Restate each of the lines below word for word and drop every picture.

- - - - -

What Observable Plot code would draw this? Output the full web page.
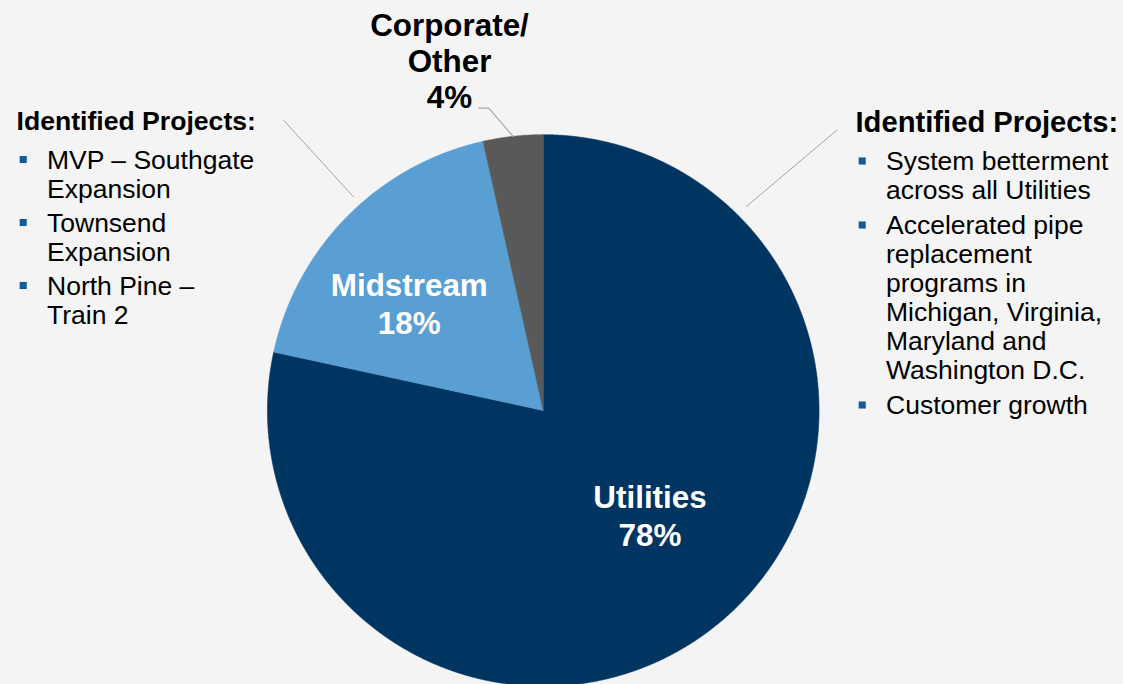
<!DOCTYPE html>
<html><head><meta charset="utf-8">
<script src="https://cdn.jsdelivr.net/npm/d3@7"></script>
<script src="https://cdn.jsdelivr.net/npm/@observablehq/plot@0.6"></script>
<style>
html,body{margin:0;padding:0;background:#f4f4f4;overflow:hidden}
#chart svg{display:block}
</style>
</head><body><div id="chart"></div>
<script>
// ---- data ----
const segments = ["Utilities", "Midstream", "Corporate/Other"];
const segmentLabels = ["Utilities", "Midstream", "Corporate/\nOther"];
const shares = [78.4, 18.1, 3.5];
const shareLabels = ["78%", "18%", "4%"];
const sliceColors = ["#003562", "#5a9fd4", "#595959"];
const leftTitle = "Identified Projects:";
const leftBullets = [["MVP – Southgate", "Expansion"], ["Townsend", "Expansion"], ["North Pine –", "Train 2"]];
const rightTitle = "Identified Projects:";
const rightBullets = [["System betterment", "across all Utilities"],
  ["Accelerated pipe", "replacement", "programs in", "Michigan, Virginia,", "Maryland and", "Washington D.C."],
  ["Customer growth"]];

// ---- layout (pixels) ----
const W = 1123, H = 684;
const CX = 542.75, CY = 410, R = 275.8;
const ux = p => (p - CX) / R;   // pixel -> pie unit (annotations)
const uy = p => (CY - p) / R;
const FONT = "'Liberation Sans', Arial, Helvetica, sans-serif";

// ---- pie geometry from values ----
const total = d3.sum(shares);
let acc = 0;
const slices = segments.map((name, i) => {
  const a0 = acc / total * 2 * Math.PI; acc += shares[i];
  const a1 = acc / total * 2 * Math.PI;
  return {name, label: segmentLabels[i] + "\n" + shareLabels[i], a0, a1, mid: (a0 + a1) / 2};
});
const piePoints = slices.flatMap(s => {
  const n = Math.max(2, Math.ceil((s.a1 - s.a0) / (Math.PI / 720)));
  const pts = [{name: s.name, x: 0, y: 0}];
  for (let k = 0; k <= n; k++) {
    const a = s.a0 + (s.a1 - s.a0) * k / n;
    pts.push({name: s.name, x: Math.sin(a), y: Math.cos(a)});
  }
  pts.push({name: s.name, x: 0, y: 0});
  return pts;
});
const polar = (s, r) => ({x: r * Math.sin(s.mid), y: r * Math.cos(s.mid)});
const sliceByName = Object.fromEntries(slices.map(s => [s.name, s]));

// corporate leader: from arc at mid-angle, elbow, horizontal
const corp = sliceByName["Corporate/Other"];
const cArc = polar(corp, 1);
const corpLeader = [
  {x: cArc.x, y: cArc.y},
  {x: cArc.x - 24.2 / R, y: cArc.y + 28.2 / R},
  {x: cArc.x - 34.2 / R, y: cArc.y + 28.2 / R}
].map(p => ({...p, g: "corp"}));
const sideLeaders = [
  {x: ux(283.3), y: uy(120), g: "L"}, {x: ux(353.3), y: uy(196.7), g: "L"},
  {x: ux(836.7), y: uy(129.3), g: "R"}, {x: ux(746), y: uy(206), g: "R"}
];

// bullet list layout
function listLayout(bullets, firstBaseline, step, gap, textX, bulletX) {
  const lines = [], dots = [];
  let y = firstBaseline - step;
  bullets.forEach((item, bi) => {
    item.forEach((t, li) => {
      y += step + (li === 0 && bi > 0 ? gap : 0);
      if (li === 0) dots.push({x: ux(bulletX), y: uy(y - 9)});
      lines.push({text: t, x: ux(textX), y: uy(y)});
    });
  });
  return {lines, dots};
}
const L = listLayout(leftBullets, 168, 29, 5, 46.5, 22.7);
const Rt = listLayout(rightBullets, 169.5, 29, 6, 885.5, 861.7);
const titles = [
  {text: leftTitle, x: ux(16), y: uy(129.3)},
  {text: rightTitle, x: ux(855), y: uy(131.7)}
];

const inside = ["Utilities", "Midstream"];
const labelOffsets = {Utilities: [2.9, 6.9], Midstream: [-16.6, 39.9]};

const plot = Plot.plot({
  width: W, height: H, margin: 0,
  x: {domain: [-1, 1], range: [CX - R, CX + R], axis: null},
  y: {domain: [-1, 1], range: [CY + R, CY - R], axis: null},
  color: {domain: segments, range: sliceColors},
  style: {background: "#f4f4f4", fontFamily: FONT, overflow: "visible"},
  marks: [
    Plot.line(piePoints, {x: "x", y: "y", z: "name", fill: "name", stroke: "name", strokeWidth: 0.6, curve: "linear"}),
    ...inside.map(nm => Plot.text(slices.filter(s => s.name === nm), {
      x: s => polar(s, 0.6).x, y: s => polar(s, 0.6).y,
      dx: labelOffsets[nm][0], dy: labelOffsets[nm][1],
      text: "label", lineAnchor: "bottom", textAnchor: "middle", lineHeight: 1.21,
      fill: "white", fontSize: 31.4, fontWeight: "bold"
    })),
    Plot.text([corp], {
      x: cArc.x, y: cArc.y, dx: -63.5, dy: -27.9,
      text: "label", lineAnchor: "bottom", textAnchor: "middle", lineHeight: 1.15,
      fill: "black", fontSize: 31.4, fontWeight: "bold"
    }),
    Plot.line(corpLeader, {x: "x", y: "y", z: "g", stroke: "#a6a6a6", strokeWidth: 1.2}),
    Plot.line(sideLeaders, {x: "x", y: "y", z: "g", stroke: "#a6a6a6", strokeWidth: 1}),
    Plot.text(titles.slice(0, 1), {x: "x", y: "y", text: "text", textAnchor: "start", lineAnchor: "bottom", fontSize: 26.6, fontWeight: "bold", fill: "black"}),
    Plot.text(titles.slice(1), {x: "x", y: "y", text: "text", textAnchor: "start", lineAnchor: "bottom", fontSize: 29.2, fontWeight: "bold", fill: "black"}),
    Plot.text([...L.lines, ...Rt.lines], {x: "x", y: "y", text: "text", textAnchor: "start", lineAnchor: "bottom", fontSize: 26.5, fill: "black"}),
    Plot.dot([...L.dots, ...Rt.dots], {x: "x", y: "y", symbol: "square", r: 4, fill: "#125b98", stroke: "none"})
  ]
});
document.getElementById("chart").appendChild(plot);
</script>
</body></html>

- - - - -

• RESULT FOR THIS EXERCISE:
What Observable Plot code would draw this? Output the full web page.
<!DOCTYPE html>
<html><head><meta charset="utf-8">
<script src="https://cdn.jsdelivr.net/npm/d3@7"></script>
<script src="https://cdn.jsdelivr.net/npm/@observablehq/plot@0.6"></script>
<style>
html,body{margin:0;padding:0;background:#f4f4f4;overflow:hidden}
#chart svg{display:block}
</style>
</head><body><div id="chart"></div>
<script>
// ---- data ----
const segments = ["Utilities", "Midstream", "Corporate/Other"];
const segmentLabels = ["Utilities", "Midstream", "Corporate/\nOther"];
const shares = [78.4, 18.1, 3.5];
const shareLabels = ["78%", "18%", "4%"];
const sliceColors = ["#003562", "#5a9fd4", "#595959"];
const leftTitle = "Identified Projects:";
const leftBullets = [["MVP – Southgate", "Expansion"], ["Townsend", "Expansion"], ["North Pine –", "Train 2"]];
const rightTitle = "Identified Projects:";
const rightBullets = [["System betterment", "across all Utilities"],
  ["Accelerated pipe", "replacement", "programs in", "Michigan, Virginia,", "Maryland and", "Washington D.C."],
  ["Customer growth"]];

// ---- layout (pixels) ----
const W = 1123, H = 684;
const CX = 542.75, CY = 410, R = 275.8;
const ux = p => (p - CX) / R;   // pixel -> pie unit (annotations)
const uy = p => (CY - p) / R;
const FONT = "'Liberation Sans', Arial, Helvetica, sans-serif";

// ---- pie geometry from values ----
const total = d3.sum(shares);
let acc = 0;
const slices = segments.map((name, i) => {
  const a0 = acc / total * 2 * Math.PI; acc += shares[i];
  const a1 = acc / total * 2 * Math.PI;
  return {name, label: segmentLabels[i] + "\n" + shareLabels[i], a0, a1, mid: (a0 + a1) / 2};
});
const piePoints = slices.flatMap(s => {
  const n = Math.max(2, Math.ceil((s.a1 - s.a0) / (Math.PI / 720)));
  const pts = [{name: s.name, x: 0, y: 0}];
  for (let k = 0; k <= n; k++) {
    const a = s.a0 + (s.a1 - s.a0) * k / n;
    pts.push({name: s.name, x: Math.sin(a), y: Math.cos(a)});
  }
  pts.push({name: s.name, x: 0, y: 0});
  return pts;
});
const polar = (s, r) => ({x: r * Math.sin(s.mid), y: r * Math.cos(s.mid)});
const sliceByName = Object.fromEntries(slices.map(s => [s.name, s]));

// corporate leader: from arc at mid-angle, elbow, horizontal
const corp = sliceByName["Corporate/Other"];
const cArc = polar(corp, 1);
const corpLeader = [
  {x: cArc.x, y: cArc.y},
  {x: cArc.x - 24.2 / R, y: cArc.y + 28.2 / R},
  {x: cArc.x - 34.2 / R, y: cArc.y + 28.2 / R}
].map(p => ({...p, g: "corp"}));
const sideLeaders = [
  {x: ux(283.3), y: uy(120), g: "L"}, {x: ux(353.3), y: uy(196.7), g: "L"},
  {x: ux(836.7), y: uy(129.3), g: "R"}, {x: ux(746), y: uy(206), g: "R"}
];

// bullet list layout
function listLayout(bullets, firstBaseline, step, gap, textX, bulletX) {
  const lines = [], dots = [];
  let y = firstBaseline - step;
  bullets.forEach((item, bi) => {
    item.forEach((t, li) => {
      y += step + (li === 0 && bi > 0 ? gap : 0);
      if (li === 0) dots.push({x: ux(bulletX), y: uy(y - 9)});
      lines.push({text: t, x: ux(textX), y: uy(y)});
    });
  });
  return {lines, dots};
}
const L = listLayout(leftBullets, 168, 29, 5, 46.5, 22.7);
const Rt = listLayout(rightBullets, 169.5, 29, 6, 885.5, 861.7);
const titles = [
  {text: leftTitle, x: ux(16), y: uy(129.3)},
  {text: rightTitle, x: ux(855), y: uy(131.7)}
];

const inside = ["Utilities", "Midstream"];
const labelOffsets = {Utilities: [2.9, 6.9], Midstream: [-16.6, 39.9]};

const plot = Plot.plot({
  width: W, height: H, margin: 0,
  x: {domain: [-1, 1], range: [CX - R, CX + R], axis: null},
  y: {domain: [-1, 1], range: [CY + R, CY - R], axis: null},
  color: {domain: segments, range: sliceColors},
  style: {background: "#f4f4f4", fontFamily: FONT, overflow: "visible"},
  marks: [
    Plot.line(piePoints, {x: "x", y: "y", z: "name", fill: "name", stroke: "name", strokeWidth: 0.6, curve: "linear"}),
    ...inside.map(nm => Plot.text(slices.filter(s => s.name === nm), {
      x: s => polar(s, 0.6).x, y: s => polar(s, 0.6).y,
      dx: labelOffsets[nm][0], dy: labelOffsets[nm][1],
      text: "label", lineAnchor: "bottom", textAnchor: "middle", lineHeight: 1.21,
      fill: "white", fontSize: 31.4, fontWeight: "bold"
    })),
    Plot.text([corp], {
      x: cArc.x, y: cArc.y, dx: -63.5, dy: -27.9,
      text: "label", lineAnchor: "bottom", textAnchor: "middle", lineHeight: 1.15,
      fill: "black", fontSize: 31.4, fontWeight: "bold"
    }),
    Plot.line(corpLeader, {x: "x", y: "y", z: "g", stroke: "#a6a6a6", strokeWidth: 1.2}),
    Plot.line(sideLeaders, {x: "x", y: "y", z: "g", stroke: "#a6a6a6", strokeWidth: 1}),
    Plot.text(titles.slice(0, 1), {x: "x", y: "y", text: "text", textAnchor: "start", lineAnchor: "bottom", fontSize: 26.6, fontWeight: "bold", fill: "black"}),
    Plot.text(titles.slice(1), {x: "x", y: "y", text: "text", textAnchor: "start", lineAnchor: "bottom", fontSize: 29.2, fontWeight: "bold", fill: "black"}),
    Plot.text([...L.lines, ...Rt.lines], {x: "x", y: "y", text: "text", textAnchor: "start", lineAnchor: "bottom", fontSize: 26.5, fill: "black"}),
    Plot.dot([...L.dots, ...Rt.dots], {x: "x", y: "y", symbol: "square", r: 4, fill: "#125b98", stroke: "none"})
  ]
});
document.getElementById("chart").appendChild(plot);
</script>
</body></html>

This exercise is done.